Каждая биография всегда есть автобиография, в которой автор проговаривает себе себя. Герой ее очерка «Вальдемар Гуриан, 1903–1954», журналист, писатель, ученик философа М. Шелера и профессора конституционного и международного права К. Шмитта, предстает личностью, воплощающей сумму неизменных ценностных принципов или нравственных добродетелей – по терминологии классической этики. Фундаментальным основанием их иерархии является верность – верность основным детским воспоминаниям, а значит, верность всем, кого он когда-либо знал, и всему, что он когда-либо любил. Одухотворенная верностью, его память переставала быть простой способностью или безжизненным инструментом эрудиции. Память превращалась в «заколдованное» место: тот, кто однажды попадал в него, оставался там навсегда.
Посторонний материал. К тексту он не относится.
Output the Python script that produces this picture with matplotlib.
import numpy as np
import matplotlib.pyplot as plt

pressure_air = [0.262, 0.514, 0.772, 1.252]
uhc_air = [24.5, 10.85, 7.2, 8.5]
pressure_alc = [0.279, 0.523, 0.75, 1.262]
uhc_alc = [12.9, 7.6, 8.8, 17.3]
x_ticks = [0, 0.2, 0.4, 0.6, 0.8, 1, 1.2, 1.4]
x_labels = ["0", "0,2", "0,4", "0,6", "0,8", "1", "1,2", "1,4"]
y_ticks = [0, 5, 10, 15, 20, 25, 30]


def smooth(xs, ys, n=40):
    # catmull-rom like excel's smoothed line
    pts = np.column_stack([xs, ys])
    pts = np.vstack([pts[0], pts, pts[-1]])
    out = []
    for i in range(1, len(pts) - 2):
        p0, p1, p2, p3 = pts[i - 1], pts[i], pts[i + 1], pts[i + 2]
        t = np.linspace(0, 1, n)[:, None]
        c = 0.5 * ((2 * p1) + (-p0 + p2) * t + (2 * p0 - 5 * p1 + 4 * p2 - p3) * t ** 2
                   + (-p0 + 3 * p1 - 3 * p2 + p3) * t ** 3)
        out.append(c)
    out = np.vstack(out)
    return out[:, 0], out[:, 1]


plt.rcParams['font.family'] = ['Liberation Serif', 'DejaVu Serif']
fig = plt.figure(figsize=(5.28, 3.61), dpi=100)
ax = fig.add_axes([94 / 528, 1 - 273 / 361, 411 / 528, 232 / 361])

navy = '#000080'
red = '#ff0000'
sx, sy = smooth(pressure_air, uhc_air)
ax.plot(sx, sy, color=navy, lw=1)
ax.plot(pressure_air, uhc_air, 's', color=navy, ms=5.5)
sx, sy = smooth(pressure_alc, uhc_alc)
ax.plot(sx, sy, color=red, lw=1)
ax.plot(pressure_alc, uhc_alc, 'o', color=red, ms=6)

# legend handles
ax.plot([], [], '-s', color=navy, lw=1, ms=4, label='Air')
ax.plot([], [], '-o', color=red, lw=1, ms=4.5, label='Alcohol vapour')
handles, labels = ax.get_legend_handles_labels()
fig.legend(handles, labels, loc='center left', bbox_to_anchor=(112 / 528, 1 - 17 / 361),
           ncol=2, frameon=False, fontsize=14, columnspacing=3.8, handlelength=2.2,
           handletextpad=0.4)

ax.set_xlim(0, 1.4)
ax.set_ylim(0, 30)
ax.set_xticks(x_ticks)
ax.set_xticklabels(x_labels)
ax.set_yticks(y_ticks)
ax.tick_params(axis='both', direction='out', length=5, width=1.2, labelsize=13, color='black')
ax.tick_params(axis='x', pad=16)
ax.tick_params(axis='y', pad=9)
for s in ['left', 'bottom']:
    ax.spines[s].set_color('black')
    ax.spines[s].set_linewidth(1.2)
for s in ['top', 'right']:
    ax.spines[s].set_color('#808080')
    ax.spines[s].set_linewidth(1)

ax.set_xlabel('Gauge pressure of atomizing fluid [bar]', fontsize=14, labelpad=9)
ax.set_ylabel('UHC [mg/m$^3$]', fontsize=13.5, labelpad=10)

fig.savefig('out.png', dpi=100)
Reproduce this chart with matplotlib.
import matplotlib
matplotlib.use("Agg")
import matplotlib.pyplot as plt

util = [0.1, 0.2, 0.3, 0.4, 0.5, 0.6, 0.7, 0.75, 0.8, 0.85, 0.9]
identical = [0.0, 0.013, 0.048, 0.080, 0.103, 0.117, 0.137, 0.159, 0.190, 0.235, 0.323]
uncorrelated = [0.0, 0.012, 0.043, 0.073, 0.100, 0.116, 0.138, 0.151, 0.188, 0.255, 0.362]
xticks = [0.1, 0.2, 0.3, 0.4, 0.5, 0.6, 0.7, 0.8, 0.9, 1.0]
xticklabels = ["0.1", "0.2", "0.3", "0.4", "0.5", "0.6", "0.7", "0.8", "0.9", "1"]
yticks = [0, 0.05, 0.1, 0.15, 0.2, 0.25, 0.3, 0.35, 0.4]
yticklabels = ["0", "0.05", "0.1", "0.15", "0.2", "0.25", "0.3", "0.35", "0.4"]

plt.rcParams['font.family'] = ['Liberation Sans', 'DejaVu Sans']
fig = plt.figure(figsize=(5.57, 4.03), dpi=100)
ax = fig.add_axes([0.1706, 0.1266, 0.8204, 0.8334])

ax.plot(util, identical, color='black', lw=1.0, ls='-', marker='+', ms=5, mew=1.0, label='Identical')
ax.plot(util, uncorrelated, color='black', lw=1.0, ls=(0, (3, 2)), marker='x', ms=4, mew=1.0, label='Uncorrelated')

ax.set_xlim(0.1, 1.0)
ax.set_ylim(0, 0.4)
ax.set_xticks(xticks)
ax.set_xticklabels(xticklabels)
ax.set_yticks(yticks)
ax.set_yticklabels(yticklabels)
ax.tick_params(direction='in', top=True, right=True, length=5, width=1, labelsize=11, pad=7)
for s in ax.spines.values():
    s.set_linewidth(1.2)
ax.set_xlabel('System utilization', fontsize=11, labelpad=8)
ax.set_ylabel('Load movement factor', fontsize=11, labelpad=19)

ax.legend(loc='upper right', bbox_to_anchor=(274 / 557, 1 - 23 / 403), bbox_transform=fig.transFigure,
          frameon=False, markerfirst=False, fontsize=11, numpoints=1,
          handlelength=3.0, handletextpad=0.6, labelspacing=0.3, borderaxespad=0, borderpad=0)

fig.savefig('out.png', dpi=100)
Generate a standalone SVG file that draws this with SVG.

Верность заставляла В. Гуриана следить за творчеством каждого автора, вызывавшего у него интерес, вне зависимости от того, был ли он с ним знаком. Она же «материализовалась» в практическом императиве: помогать друзьям, когда тем бывало трудно, и даже их детям, без всяких условий и оговорок. Добродетель верности была «основной тональностью, на которую была настроена вся его жизнь – настолько, что наиболее чуждым ему грехом хочется назвать грех забвения – возможно, один из кардинальных грехов в человеческих отношениях».
В системе античных добродетелей мужество почиталось «политической добродетелью «par excellence». В полном смысле этого многозначного слова именно мужество приводит В. Гуриана в политику. Для человека, далекого от политики, этот выбор был не очень ясен, ибо самый глубокий и страстный интерес В. Гуриана – идеи и «конфликты в человеческом сердце». Однако для Х. Арендт этот выбор очевиден, ибо для нее политика была полем «битвы не тел, а душ и идей – единственной сферой, где идеи могли принять форму и образ, чтобы сразиться, а сражаясь, проявиться как истинная реальность человеческого удела и как сокровеннейшие руководители человеческого сердца». Политика, понимаемая подобным образом, оказывалась «своего рода осуществлением философии или, говоря точнее, сферой, где плоть материальных условий человеческого существования пожирается страстью идей».
Особое внимание в книге уделено феномену доброты. Из текста явствует, что доброта как специфическое отношение к миру и миру Другого, воплощаясь в способности совершать благие поступки бескорыстно (ради благой цели самой по себе), наделяет личность подлинным величием. Обладание этой способностью, собственно, и является критерием человечности, хотя, как правило, делает человека уязвимым. Размышления Х. Арендт вводят современного читателя в мир «природы» этического, в пространство постижения смысла и предназначения человеческой жизни, прикосновения к особому духовному опыту как способу бытия человека. Прекрасно понимая, что самый тонкий анализ не в состоянии передать то, что испытывается только как свойство собственного бытия, своей жизни, своего восприятия, своего «я», ибо невозможно объяснить неведомую силу механизма доброты, повелевающего людьми, Арендт обращается к опыту искусства, к опыту литературы и, прежде всего, к произведениям Ф. Достоевского.